= Rick Roberts (radio personality) =

American conservative talk radio host (born 1954)

Rick Roberts (born 1954) is an American conservative talk radio host who most recently hosted an afternoon show on WBAP (AM) in the Dallas/Fort Worth market. He was formerly on KOKC AM and later KTOK AM in Oklahoma City during morning drive, 5am to 8am.
He has a law degree.

==Early life and career==
Born in Oklahoma City, Roberts grew up there and in Texas. Initially an oil and gas lease attorney, Roberts hosted seminars for other attorneys, leading to his first talk radio job around 1992 at KYGO, then at KOA in Denver.

==Radio career==
From 1994 to 1995, Roberts was a host at KCMO in Kansas City, Missouri. From 1996 to 1997, Roberts hosted a talk show on KRLD in Dallas.

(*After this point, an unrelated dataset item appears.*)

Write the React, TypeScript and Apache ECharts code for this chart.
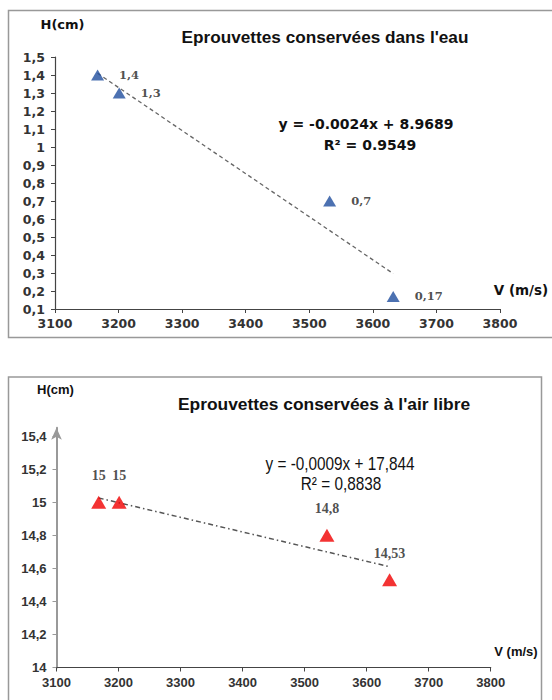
import React, { useEffect, useRef } from "react";
import * as echarts from "echarts";

// ---- data ----
const vWater = [3167, 3201, 3532, 3632];
const hWater = [1.4, 1.3, 0.7, 0.17];
const vAir = [3168, 3201, 3536, 3637];
const hAir = [15, 15, 14.8, 14.53];
const xTicks = [3100, 3200, 3300, 3400, 3500, 3600, 3700, 3800];
const yTicksWater = [0.1, 0.2, 0.3, 0.4, 0.5, 0.6, 0.7, 0.8, 0.9, 1, 1.1, 1.2, 1.3, 1.4, 1.5];
const yTicksAir = [14, 14.2, 14.4, 14.6, 14.8, 15, 15.2, 15.4];

const titleWater = "Eprouvettes conservées dans l'eau";
const titleAir = "Eprouvettes conservées à l'air libre";
const eqWater = ["y = -0.0024x + 8.9689", "R² = 0.9549"];
const eqAir = ["y = -0,0009x + 17,844", "R² = 0,8838"];

function fit(xs: number[], ys: number[]) {
  const n = xs.length;
  const mx = xs.reduce((a, b) => a + b, 0) / n;
  const my = ys.reduce((a, b) => a + b, 0) / n;
  let sxy = 0, sxx = 0;
  for (let i = 0; i < n; i++) {
    sxy += (xs[i] - mx) * (ys[i] - my);
    sxx += (xs[i] - mx) * (xs[i] - mx);
  }
  const b = sxy / sxx;
  const a = my - b * mx;
  const x0 = Math.min(...xs), x1 = Math.max(...xs);
  return [[x0, a + b * x0], [x1, a + b * x1]];
}

const comma = (v: number) => String(v).replace(".", ",");

export default function App() {
  const ref = useRef<HTMLDivElement>(null);
  useEffect(() => {
    if (!ref.current) return;
    const chart = echarts.init(ref.current, undefined, { renderer: "svg" });
    const sansV = "'DejaVu Sans', Verdana, sans-serif";
    const sansA = "'Liberation Sans', Arial, sans-serif";
    const txt = (x: number, y: number, text: string, size: number, family: string, weight: string = "bold", scaleX: number = 1) => ({
      type: "text",
      x,
      y,
      scaleX,
      z: 10,
      style: { text, align: "center", verticalAlign: "middle", fontSize: size, fontFamily: family, fontWeight: weight, fill: "#111" },
    });
    chart.setOption({
      animation: false,
      backgroundColor: "#fff",
      grid: [
        { left: 55, right: 52, top: 57, bottom: 391, outerBoundsMode: "none" },
        { left: 56.5, right: 61.3, top: 427.75, bottom: 32.5, outerBoundsMode: "none" },
      ],
      xAxis: [
        {
          gridIndex: 0, type: "value", min: 3100, max: 3800, interval: 100,
          splitLine: { show: false },
          axisLine: { lineStyle: { color: "#444", width: 1.2 } },
          axisTick: { length: 4, lineStyle: { color: "#444" }, customValues: xTicks },
          axisLabel: { customValues: xTicks, margin: 8, fontSize: 12.5, fontWeight: "bold", fontFamily: sansV, color: "#333", formatter: (v: number) => String(v) },
        },
        {
          gridIndex: 1, type: "value", min: 3100, max: 3800, interval: 100,
          splitLine: { show: false },
          axisLine: { lineStyle: { color: "#444", width: 1.2 } },
          axisTick: { length: 4, lineStyle: { color: "#444" }, customValues: xTicks },
          axisLabel: { customValues: xTicks, margin: 8, fontSize: 13, fontWeight: "bold", fontFamily: sansA, color: "#333", formatter: (v: number) => String(v) },
        },
      ],
      yAxis: [
        {
          gridIndex: 0, type: "value", min: 0.1, max: 1.5, interval: 0.1,
          splitLine: { show: false },
          axisLine: { show: true, lineStyle: { color: "#444", width: 1.2 } },
          axisTick: { show: true, length: 4, lineStyle: { color: "#444" }, customValues: yTicksWater },
          axisLabel: { customValues: yTicksWater, margin: 10, fontSize: 12.5, fontWeight: "bold", fontFamily: sansV, color: "#333", formatter: (v: number) => comma(v) },
        },
        {
          gridIndex: 1, type: "value", min: 14, max: 15.45,
          splitLine: { show: false },
          axisLine: { show: true, symbol: ["none", "arrow"], symbolSize: [8, 12], lineStyle: { color: "#999", width: 2 } },
          axisTick: { show: true, length: 4, lineStyle: { color: "#999" }, customValues: yTicksAir },
          axisLabel: { customValues: yTicksAir, margin: 10, fontSize: 13, fontWeight: "bold", fontFamily: sansA, color: "#333", formatter: (v: number) => comma(v) },
        },
      ],
      series: [
        {
          type: "line", xAxisIndex: 0, yAxisIndex: 0, data: fit(vWater, hWater), showSymbol: false, silent: true,
          lineStyle: { color: "#666", width: 1.3, type: [4, 3] }, z: 1,
        },
        {
          type: "scatter", xAxisIndex: 0, yAxisIndex: 0,
          data: vWater.map((v, i) => [v, hWater[i]]),
          symbol: "triangle", symbolSize: [13, 11],
          itemStyle: { color: "#1f4e9e" },
          label: {
            show: true, position: "right", distance: 15,
            formatter: (p: any) => comma(p.value[1]),
            fontFamily: "'DejaVu Serif', serif", fontWeight: "bold", fontSize: 11.5, color: "#222",
          },
          z: 3,
        },
        {
          type: "line", xAxisIndex: 1, yAxisIndex: 1, data: fit(vAir, hAir), showSymbol: false, silent: true,
          lineStyle: { color: "#555", width: 1.5, type: [5, 3, 1.5, 3] }, z: 1,
        },
        {
          type: "scatter", xAxisIndex: 1, yAxisIndex: 1,
          data: vAir.map((v, i) => [v, hAir[i]]),
          symbol: "triangle", symbolSize: [15, 13],
          itemStyle: { color: "#f00000" },
          label: {
            show: true, position: "top", distance: 13,
            formatter: (p: any) => comma(p.value[1]),
            fontFamily: "'Liberation Serif', 'Times New Roman', serif", fontWeight: "bold", fontSize: 14, color: "#222",
          },
          z: 3,
        },
      ],
      graphic: [
        { type: "rect", shape: { x: 8.5, y: 10.5, width: 560, height: 327 }, style: { fill: "none", stroke: "#999", lineWidth: 1.5 } },
        { type: "rect", shape: { x: 8.5, y: 377, width: 533, height: 340 }, style: { fill: "none", stroke: "#999", lineWidth: 1.5 } },
        txt(62.5, 24, "H(cm)", 13, sansV),
        txt(325, 37, titleWater, 17.2, sansA),
        txt(366, 124, eqWater[0], 14, sansV),
        txt(370, 145, eqWater[1], 14, sansV),
        txt(521, 290, "V (m/s)", 13.5, sansV),
        txt(55.5, 389, "H(cm)", 13, sansA),
        txt(324, 404, titleAir, 17.4, sansA),
        txt(340, 464, eqAir[0], 17.5, sansA, "normal", 0.875),
        txt(341, 484, eqAir[1], 17.5, sansA, "normal", 0.875),
        txt(516, 651, "V (m/s)", 13, sansA),
      ],
    });
    return () => chart.dispose();
  }, []);
  return <div ref={ref} style={{ position: "fixed", left: 0, top: 0, width: 552, height: 700 }} />;
}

Roberts began the first of two stints in San Diego in 1997 on KOGO with a show dubbed the Court of Public Opinion. In 2000, Roberts joined rival KFMB, first as afternoon drive host. Roberts provided extensive analysis and coverage of the murder of Danielle van Dam in 2002, including "sharp questions about the activities of the slain girl's parents." (Ultimately, a neighbor was convicted of van Dam's murder.) In August 2002, after proceedings from a secret court hearing relating to the case were played on the Roberts show, an assistant producer for the show was removed from court proceedings.

Roberts moved to morning drive on KFMB in 2003, replacing Ted Leitner. In 2009, Roberts's KFMB show was among six local conservative talk radio shows in California measured by Arbitron to have a weekly audience of more than 100,000. In January 2011, Roberts returned to his former afternoon drive slot as KFMB debuted a new morning show. Roberts left KFMB in December 2011 after 11 years, with Roger Hedgecock replacing his show after moving from KOGO.

After leaving KFMB, Roberts joined Talk Radio Network as co-anchor for its America's Radio News Network program. He later hosted talk shows on KKFT in Reno, Nevada and KTOK in Oklahoma City. In 2014, the Council on American-Islamic Relations highlighted comments Roberts made on his KKFT show calling on American Muslims and mosques to be placed on a "watch list."

In January 2016, Roberts returned to Dallas to host an afternoon show on WBAP.
Roberts departed WBAP on or about August 2, 2023. A job posting seeking talent for the time slot appeared on the company website.

Roberts has been a guest host on national shows including The Savage Nation and Red Eye Radio.

===Themes===

During his radio shows, he often makes a point to call out names of known sexual offenders living in the city from which he broadcast.

A monologue titled "I want my country back" has been a common theme throughout Roberts's radio career, described in 2016 by the Associated Press as "a 4½-minute rant that darts from fear of crime to outsourced jobs to political correctness."